What is being asked =>
Skip the pictures and repeat each line of the data exactly.
==*==
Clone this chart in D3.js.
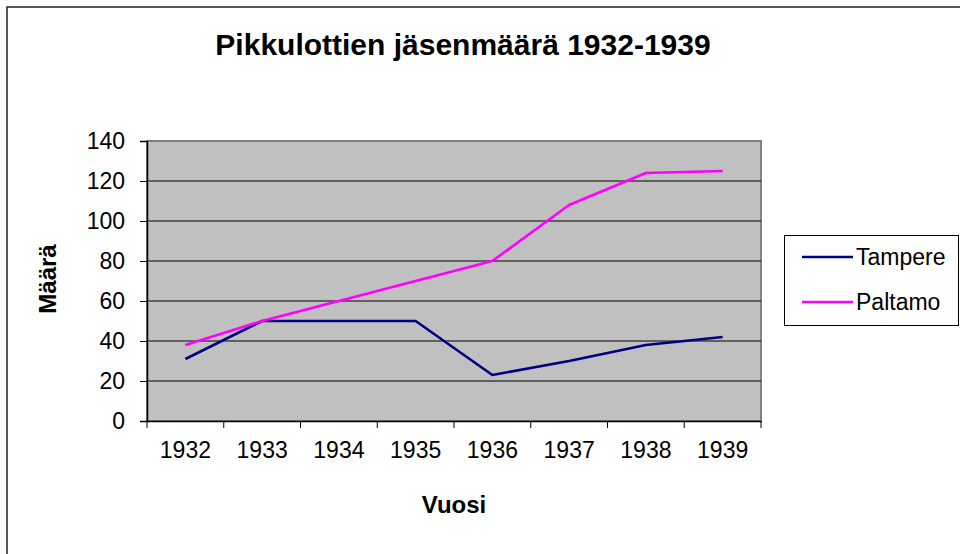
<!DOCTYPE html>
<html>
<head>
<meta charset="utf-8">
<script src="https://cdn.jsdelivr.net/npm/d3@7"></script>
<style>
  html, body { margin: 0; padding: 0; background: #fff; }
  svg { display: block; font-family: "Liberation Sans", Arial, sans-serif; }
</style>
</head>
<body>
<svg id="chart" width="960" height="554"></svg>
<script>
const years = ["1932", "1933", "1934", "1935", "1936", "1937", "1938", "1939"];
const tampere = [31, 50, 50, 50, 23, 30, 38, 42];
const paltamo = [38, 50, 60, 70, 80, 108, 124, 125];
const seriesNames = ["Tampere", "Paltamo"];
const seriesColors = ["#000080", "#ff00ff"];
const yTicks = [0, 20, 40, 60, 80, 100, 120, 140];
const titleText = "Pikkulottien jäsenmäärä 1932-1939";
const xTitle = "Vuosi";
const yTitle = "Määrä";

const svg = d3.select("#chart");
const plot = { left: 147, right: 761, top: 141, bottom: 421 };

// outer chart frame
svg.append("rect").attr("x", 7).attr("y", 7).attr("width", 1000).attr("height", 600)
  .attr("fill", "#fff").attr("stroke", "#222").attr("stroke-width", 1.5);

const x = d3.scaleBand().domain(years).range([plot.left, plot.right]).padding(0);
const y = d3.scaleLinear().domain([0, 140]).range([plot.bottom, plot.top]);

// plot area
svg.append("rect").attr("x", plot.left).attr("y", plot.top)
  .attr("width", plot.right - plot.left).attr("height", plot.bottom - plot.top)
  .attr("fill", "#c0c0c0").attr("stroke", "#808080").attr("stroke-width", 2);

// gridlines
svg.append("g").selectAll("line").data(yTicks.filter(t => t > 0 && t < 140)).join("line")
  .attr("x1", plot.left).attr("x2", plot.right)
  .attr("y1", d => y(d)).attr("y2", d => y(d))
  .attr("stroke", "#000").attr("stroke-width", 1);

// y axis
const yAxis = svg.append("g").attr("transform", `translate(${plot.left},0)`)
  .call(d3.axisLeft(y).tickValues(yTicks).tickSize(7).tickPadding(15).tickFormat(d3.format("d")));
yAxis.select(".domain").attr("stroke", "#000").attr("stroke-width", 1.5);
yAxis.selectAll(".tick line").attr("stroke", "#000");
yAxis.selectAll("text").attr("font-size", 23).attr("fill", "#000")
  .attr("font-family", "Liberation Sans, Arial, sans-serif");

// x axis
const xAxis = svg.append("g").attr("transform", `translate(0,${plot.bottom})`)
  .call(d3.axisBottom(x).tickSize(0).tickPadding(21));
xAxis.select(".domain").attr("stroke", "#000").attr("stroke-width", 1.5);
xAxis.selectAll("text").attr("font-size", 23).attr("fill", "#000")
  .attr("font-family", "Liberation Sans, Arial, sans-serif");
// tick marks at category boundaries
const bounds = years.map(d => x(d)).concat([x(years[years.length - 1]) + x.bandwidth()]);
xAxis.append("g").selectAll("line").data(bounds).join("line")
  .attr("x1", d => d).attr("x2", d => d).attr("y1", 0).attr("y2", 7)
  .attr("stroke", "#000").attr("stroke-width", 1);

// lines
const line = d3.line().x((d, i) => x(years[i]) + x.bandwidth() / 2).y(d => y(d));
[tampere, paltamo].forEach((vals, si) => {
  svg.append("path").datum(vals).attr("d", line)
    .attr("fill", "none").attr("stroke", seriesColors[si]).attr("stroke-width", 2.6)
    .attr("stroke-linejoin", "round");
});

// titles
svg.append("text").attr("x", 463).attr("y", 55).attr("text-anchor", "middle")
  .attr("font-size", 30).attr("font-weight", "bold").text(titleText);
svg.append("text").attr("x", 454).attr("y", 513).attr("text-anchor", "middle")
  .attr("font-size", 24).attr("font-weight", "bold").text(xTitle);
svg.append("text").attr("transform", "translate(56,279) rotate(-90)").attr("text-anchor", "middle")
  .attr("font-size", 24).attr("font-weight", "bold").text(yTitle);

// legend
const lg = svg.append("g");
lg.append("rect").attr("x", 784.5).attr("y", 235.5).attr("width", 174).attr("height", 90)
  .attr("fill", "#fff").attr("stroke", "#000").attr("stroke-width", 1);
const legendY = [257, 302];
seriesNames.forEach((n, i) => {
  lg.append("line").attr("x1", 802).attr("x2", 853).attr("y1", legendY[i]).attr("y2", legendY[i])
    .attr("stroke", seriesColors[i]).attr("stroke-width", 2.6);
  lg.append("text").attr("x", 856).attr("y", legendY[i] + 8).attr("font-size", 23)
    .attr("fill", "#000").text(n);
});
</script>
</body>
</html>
==*==
Written response =>
Clone this chart in D3.js.
<!DOCTYPE html>
<html>
<head>
<meta charset="utf-8">
<script src="https://cdn.jsdelivr.net/npm/d3@7"></script>
<style>
  html, body { margin: 0; padding: 0; background: #fff; }
  svg { display: block; font-family: "Liberation Sans", Arial, sans-serif; }
</style>
</head>
<body>
<svg id="chart" width="960" height="554"></svg>
<script>
const years = ["1932", "1933", "1934", "1935", "1936", "1937", "1938", "1939"];
const tampere = [31, 50, 50, 50, 23, 30, 38, 42];
const paltamo = [38, 50, 60, 70, 80, 108, 124, 125];
const seriesNames = ["Tampere", "Paltamo"];
const seriesColors = ["#000080", "#ff00ff"];
const yTicks = [0, 20, 40, 60, 80, 100, 120, 140];
const titleText = "Pikkulottien jäsenmäärä 1932-1939";
const xTitle = "Vuosi";
const yTitle = "Määrä";

const svg = d3.select("#chart");
const plot = { left: 147, right: 761, top: 141, bottom: 421 };

// outer chart frame
svg.append("rect").attr("x", 7).attr("y", 7).attr("width", 1000).attr("height", 600)
  .attr("fill", "#fff").attr("stroke", "#222").attr("stroke-width", 1.5);

const x = d3.scaleBand().domain(years).range([plot.left, plot.right]).padding(0);
const y = d3.scaleLinear().domain([0, 140]).range([plot.bottom, plot.top]);

// plot area
svg.append("rect").attr("x", plot.left).attr("y", plot.top)
  .attr("width", plot.right - plot.left).attr("height", plot.bottom - plot.top)
  .attr("fill", "#c0c0c0").attr("stroke", "#808080").attr("stroke-width", 2);

// gridlines
svg.append("g").selectAll("line").data(yTicks.filter(t => t > 0 && t < 140)).join("line")
  .attr("x1", plot.left).attr("x2", plot.right)
  .attr("y1", d => y(d)).attr("y2", d => y(d))
  .attr("stroke", "#000").attr("stroke-width", 1);

// y axis
const yAxis = svg.append("g").attr("transform", `translate(${plot.left},0)`)
  .call(d3.axisLeft(y).tickValues(yTicks).tickSize(7).tickPadding(15).tickFormat(d3.format("d")));
yAxis.select(".domain").attr("stroke", "#000").attr("stroke-width", 1.5);
yAxis.selectAll(".tick line").attr("stroke", "#000");
yAxis.selectAll("text").attr("font-size", 23).attr("fill", "#000")
  .attr("font-family", "Liberation Sans, Arial, sans-serif");

// x axis
const xAxis = svg.append("g").attr("transform", `translate(0,${plot.bottom})`)
  .call(d3.axisBottom(x).tickSize(0).tickPadding(21));
xAxis.select(".domain").attr("stroke", "#000").attr("stroke-width", 1.5);
xAxis.selectAll("text").attr("font-size", 23).attr("fill", "#000")
  .attr("font-family", "Liberation Sans, Arial, sans-serif");
// tick marks at category boundaries
const bounds = years.map(d => x(d)).concat([x(years[years.length - 1]) + x.bandwidth()]);
xAxis.append("g").selectAll("line").data(bounds).join("line")
  .attr("x1", d => d).attr("x2", d => d).attr("y1", 0).attr("y2", 7)
  .attr("stroke", "#000").attr("stroke-width", 1);

// lines
const line = d3.line().x((d, i) => x(years[i]) + x.bandwidth() / 2).y(d => y(d));
[tampere, paltamo].forEach((vals, si) => {
  svg.append("path").datum(vals).attr("d", line)
    .attr("fill", "none").attr("stroke", seriesColors[si]).attr("stroke-width", 2.6)
    .attr("stroke-linejoin", "round");
});

// titles
svg.append("text").attr("x", 463).attr("y", 55).attr("text-anchor", "middle")
  .attr("font-size", 30).attr("font-weight", "bold").text(titleText);
svg.append("text").attr("x", 454).attr("y", 513).attr("text-anchor", "middle")
  .attr("font-size", 24).attr("font-weight", "bold").text(xTitle);
svg.append("text").attr("transform", "translate(56,279) rotate(-90)").attr("text-anchor", "middle")
  .attr("font-size", 24).attr("font-weight", "bold").text(yTitle);

// legend
const lg = svg.append("g");
lg.append("rect").attr("x", 784.5).attr("y", 235.5).attr("width", 174).attr("height", 90)
  .attr("fill", "#fff").attr("stroke", "#000").attr("stroke-width", 1);
const legendY = [257, 302];
seriesNames.forEach((n, i) => {
  lg.append("line").attr("x1", 802).attr("x2", 853).attr("y1", legendY[i]).attr("y2", legendY[i])
    .attr("stroke", seriesColors[i]).attr("stroke-width", 2.6);
  lg.append("text").attr("x", 856).attr("y", legendY[i] + 8).attr("font-size", 23)
    .attr("fill", "#000").text(n);
});
</script>
</body>
</html>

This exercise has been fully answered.